>> begin EXCERPTED DATA

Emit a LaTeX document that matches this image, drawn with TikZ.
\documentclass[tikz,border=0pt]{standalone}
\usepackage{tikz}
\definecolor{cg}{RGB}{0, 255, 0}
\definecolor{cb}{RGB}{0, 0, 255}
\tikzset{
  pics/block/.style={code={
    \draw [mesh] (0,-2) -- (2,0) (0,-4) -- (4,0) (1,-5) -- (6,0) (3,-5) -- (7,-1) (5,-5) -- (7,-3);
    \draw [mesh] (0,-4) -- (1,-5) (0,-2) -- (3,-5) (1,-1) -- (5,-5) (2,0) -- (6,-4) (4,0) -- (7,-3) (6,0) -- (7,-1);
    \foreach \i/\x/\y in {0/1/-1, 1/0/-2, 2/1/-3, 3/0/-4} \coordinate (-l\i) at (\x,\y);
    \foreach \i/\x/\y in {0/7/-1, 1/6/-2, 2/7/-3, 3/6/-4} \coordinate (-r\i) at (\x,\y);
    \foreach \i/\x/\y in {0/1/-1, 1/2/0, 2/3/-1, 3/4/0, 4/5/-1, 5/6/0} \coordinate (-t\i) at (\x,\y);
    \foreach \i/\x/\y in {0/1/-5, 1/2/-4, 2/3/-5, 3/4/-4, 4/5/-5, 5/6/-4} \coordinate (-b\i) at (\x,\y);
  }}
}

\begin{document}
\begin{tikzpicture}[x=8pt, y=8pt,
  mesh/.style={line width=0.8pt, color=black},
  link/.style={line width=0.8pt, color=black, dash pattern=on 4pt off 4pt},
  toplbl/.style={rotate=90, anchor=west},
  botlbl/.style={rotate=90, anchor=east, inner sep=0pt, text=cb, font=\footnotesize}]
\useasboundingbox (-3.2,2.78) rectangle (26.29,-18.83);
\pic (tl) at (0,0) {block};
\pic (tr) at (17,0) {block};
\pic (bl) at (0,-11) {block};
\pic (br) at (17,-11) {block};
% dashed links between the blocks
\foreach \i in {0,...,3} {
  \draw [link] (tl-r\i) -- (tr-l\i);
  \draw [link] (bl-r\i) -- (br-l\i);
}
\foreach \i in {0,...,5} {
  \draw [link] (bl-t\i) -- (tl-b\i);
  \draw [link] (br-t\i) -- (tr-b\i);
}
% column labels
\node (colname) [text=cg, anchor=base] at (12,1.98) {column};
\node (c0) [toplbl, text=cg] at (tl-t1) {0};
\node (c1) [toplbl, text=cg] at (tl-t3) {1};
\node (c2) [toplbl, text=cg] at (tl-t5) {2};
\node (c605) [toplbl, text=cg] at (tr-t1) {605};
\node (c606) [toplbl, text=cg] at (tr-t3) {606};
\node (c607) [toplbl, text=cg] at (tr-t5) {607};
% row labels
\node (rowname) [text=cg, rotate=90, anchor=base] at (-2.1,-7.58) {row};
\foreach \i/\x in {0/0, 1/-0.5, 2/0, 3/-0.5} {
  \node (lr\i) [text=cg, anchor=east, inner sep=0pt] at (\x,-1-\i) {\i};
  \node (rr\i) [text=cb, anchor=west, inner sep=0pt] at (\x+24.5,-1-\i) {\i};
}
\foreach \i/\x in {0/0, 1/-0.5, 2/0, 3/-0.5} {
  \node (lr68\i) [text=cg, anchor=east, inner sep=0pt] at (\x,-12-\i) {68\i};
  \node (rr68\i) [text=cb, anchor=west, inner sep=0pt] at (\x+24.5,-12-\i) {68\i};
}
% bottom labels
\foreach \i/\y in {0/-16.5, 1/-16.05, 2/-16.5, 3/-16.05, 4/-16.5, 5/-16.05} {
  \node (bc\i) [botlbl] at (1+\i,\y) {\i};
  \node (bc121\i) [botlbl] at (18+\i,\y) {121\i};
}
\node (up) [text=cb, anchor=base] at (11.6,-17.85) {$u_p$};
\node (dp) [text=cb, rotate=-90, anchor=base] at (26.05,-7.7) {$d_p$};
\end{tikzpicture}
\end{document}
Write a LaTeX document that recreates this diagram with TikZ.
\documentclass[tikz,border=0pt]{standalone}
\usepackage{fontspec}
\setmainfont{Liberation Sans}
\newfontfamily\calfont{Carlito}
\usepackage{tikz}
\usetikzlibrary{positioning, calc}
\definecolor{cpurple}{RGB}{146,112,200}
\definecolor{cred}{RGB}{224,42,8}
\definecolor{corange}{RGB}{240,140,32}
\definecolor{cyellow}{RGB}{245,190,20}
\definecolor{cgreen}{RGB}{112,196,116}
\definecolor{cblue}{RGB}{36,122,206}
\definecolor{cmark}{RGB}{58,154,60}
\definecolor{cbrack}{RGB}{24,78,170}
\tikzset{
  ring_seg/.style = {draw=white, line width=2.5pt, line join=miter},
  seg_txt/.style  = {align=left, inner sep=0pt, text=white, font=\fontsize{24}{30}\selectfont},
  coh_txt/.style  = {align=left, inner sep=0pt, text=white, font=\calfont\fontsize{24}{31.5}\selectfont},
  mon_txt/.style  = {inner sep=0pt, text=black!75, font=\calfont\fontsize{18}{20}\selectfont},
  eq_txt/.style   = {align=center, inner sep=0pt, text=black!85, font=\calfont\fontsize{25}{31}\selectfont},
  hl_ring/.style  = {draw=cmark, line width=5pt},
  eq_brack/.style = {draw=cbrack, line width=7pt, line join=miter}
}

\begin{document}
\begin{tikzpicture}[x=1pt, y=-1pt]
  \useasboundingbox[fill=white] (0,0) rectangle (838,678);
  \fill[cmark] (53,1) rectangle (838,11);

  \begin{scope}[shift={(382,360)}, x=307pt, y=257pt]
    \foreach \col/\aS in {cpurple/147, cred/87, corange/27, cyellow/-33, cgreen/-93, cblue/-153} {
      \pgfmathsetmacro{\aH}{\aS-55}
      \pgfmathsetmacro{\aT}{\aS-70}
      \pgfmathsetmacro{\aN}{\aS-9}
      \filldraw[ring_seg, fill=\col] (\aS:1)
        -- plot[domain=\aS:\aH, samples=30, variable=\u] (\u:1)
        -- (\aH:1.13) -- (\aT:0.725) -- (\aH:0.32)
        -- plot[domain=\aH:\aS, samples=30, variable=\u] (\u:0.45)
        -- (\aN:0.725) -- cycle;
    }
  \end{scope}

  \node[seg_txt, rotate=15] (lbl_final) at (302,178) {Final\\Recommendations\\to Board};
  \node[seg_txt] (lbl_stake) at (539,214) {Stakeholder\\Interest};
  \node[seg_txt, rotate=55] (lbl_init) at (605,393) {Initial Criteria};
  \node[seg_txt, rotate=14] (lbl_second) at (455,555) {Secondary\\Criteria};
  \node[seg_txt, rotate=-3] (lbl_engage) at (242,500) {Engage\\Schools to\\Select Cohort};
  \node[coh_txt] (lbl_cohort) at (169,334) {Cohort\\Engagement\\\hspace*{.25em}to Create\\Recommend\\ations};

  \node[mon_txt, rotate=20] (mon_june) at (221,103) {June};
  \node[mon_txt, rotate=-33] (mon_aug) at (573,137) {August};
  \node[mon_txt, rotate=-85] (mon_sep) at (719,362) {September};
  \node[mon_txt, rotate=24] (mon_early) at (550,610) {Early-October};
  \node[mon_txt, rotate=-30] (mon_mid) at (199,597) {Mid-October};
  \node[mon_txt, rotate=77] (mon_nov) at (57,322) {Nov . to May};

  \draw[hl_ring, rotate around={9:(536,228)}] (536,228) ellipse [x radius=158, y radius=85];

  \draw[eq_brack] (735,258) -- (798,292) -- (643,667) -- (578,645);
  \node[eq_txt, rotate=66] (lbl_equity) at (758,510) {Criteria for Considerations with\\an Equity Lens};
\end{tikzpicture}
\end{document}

>> end EXCERPTED DATA
>> begin EXCERPTED DATA

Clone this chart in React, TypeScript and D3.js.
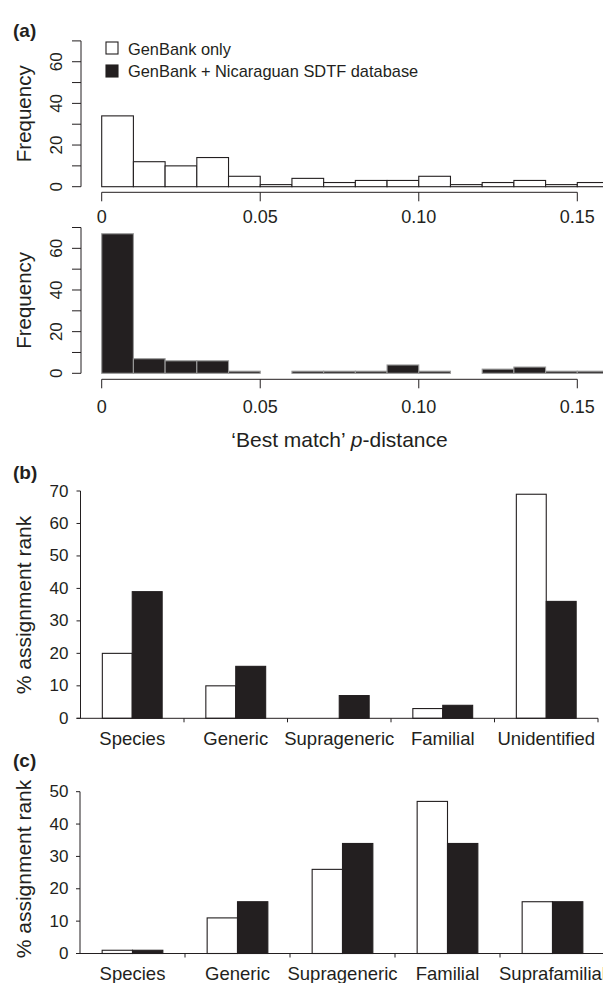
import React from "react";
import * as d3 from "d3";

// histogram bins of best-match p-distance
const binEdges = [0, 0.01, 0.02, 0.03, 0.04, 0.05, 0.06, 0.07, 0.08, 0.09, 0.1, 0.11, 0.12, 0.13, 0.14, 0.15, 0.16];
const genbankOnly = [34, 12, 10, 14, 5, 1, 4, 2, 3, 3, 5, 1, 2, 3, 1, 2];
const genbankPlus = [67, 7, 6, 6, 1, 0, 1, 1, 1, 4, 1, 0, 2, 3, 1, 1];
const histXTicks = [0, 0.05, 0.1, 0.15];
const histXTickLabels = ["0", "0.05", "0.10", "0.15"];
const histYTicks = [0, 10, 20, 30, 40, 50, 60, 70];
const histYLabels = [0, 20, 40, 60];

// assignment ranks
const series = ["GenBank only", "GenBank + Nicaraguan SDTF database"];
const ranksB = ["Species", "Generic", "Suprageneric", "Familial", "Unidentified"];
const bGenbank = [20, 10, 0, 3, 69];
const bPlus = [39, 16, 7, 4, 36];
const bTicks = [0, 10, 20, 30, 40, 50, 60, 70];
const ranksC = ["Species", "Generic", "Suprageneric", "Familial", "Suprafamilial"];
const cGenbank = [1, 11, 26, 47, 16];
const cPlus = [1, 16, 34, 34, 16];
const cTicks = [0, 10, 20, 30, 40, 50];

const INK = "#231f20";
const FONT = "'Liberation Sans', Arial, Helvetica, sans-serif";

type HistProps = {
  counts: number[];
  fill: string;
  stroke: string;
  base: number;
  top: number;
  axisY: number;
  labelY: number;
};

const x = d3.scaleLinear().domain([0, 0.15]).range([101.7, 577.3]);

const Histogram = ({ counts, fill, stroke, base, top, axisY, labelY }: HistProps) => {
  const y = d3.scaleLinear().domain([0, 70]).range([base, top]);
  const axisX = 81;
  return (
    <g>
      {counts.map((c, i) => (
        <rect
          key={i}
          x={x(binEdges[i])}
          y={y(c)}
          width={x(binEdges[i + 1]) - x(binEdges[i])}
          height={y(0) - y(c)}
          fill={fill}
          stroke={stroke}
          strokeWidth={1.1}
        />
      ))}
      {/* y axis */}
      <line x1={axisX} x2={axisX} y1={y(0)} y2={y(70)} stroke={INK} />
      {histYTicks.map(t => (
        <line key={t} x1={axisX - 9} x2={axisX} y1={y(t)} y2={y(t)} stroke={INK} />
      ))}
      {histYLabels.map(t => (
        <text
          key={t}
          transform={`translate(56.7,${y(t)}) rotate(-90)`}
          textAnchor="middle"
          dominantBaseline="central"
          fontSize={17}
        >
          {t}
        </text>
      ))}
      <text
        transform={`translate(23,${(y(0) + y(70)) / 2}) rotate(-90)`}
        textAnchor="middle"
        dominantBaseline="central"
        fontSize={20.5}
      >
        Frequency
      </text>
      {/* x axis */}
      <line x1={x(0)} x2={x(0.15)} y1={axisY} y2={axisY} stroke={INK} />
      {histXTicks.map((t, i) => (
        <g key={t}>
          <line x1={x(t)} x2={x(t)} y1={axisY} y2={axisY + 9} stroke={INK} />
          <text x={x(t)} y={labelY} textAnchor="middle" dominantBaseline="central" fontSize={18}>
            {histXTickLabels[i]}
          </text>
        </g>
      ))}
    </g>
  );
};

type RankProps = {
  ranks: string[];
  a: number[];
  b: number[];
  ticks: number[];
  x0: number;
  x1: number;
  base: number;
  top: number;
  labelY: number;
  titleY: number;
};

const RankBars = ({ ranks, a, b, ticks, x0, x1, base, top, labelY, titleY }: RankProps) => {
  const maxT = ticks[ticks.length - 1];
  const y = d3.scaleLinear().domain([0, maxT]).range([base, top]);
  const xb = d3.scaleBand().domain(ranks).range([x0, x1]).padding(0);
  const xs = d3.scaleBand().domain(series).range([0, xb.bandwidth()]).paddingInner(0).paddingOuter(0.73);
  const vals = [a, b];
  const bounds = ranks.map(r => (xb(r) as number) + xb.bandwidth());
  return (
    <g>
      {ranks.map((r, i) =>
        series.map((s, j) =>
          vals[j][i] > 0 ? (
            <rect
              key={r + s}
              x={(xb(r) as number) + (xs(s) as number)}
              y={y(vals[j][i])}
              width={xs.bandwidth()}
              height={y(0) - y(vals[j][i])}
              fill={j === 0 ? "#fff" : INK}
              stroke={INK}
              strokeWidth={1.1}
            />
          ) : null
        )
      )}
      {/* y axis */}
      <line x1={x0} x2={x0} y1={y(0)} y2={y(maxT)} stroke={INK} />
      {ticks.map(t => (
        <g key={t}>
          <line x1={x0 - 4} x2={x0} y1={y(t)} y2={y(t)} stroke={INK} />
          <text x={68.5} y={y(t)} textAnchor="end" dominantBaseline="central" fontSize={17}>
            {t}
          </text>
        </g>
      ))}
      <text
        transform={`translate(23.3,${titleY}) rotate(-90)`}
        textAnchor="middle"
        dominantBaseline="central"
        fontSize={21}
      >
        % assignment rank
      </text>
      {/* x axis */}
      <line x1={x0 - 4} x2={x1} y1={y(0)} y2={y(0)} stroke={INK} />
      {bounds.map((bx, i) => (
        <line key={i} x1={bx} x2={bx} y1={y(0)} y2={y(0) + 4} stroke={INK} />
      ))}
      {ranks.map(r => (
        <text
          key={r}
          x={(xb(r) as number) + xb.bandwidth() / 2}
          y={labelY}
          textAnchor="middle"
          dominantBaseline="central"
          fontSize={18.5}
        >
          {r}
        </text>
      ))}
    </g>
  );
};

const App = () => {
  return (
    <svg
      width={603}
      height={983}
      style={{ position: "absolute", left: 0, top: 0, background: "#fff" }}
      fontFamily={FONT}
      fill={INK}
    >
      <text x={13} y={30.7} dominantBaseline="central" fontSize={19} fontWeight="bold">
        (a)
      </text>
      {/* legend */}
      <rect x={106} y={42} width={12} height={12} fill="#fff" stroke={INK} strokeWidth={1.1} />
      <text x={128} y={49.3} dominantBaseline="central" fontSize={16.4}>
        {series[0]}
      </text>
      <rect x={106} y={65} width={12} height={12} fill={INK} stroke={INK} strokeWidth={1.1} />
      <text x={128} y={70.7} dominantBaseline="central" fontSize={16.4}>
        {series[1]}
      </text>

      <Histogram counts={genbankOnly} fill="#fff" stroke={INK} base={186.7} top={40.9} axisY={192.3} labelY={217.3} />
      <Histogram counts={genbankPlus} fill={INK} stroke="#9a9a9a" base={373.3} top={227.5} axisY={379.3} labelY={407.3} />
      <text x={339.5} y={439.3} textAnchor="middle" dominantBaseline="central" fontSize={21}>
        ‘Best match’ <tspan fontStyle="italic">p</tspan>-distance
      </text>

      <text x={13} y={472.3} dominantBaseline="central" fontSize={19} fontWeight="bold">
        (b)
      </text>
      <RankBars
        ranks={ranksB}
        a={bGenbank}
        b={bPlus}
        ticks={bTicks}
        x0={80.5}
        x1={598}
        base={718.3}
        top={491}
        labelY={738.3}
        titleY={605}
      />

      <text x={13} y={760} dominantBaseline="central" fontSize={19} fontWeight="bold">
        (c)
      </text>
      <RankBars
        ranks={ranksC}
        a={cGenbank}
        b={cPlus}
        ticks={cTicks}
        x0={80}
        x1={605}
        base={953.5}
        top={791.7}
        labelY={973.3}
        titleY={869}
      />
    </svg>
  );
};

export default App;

>> end EXCERPTED DATA

- [WRITTEN TASK] Pick out all lines from the data above in which the word "LaTeX" appears.

- [ANSWER TO THE TASK]
Emit a LaTeX document that matches this image, drawn with TikZ.
Write a LaTeX document that recreates this diagram with TikZ.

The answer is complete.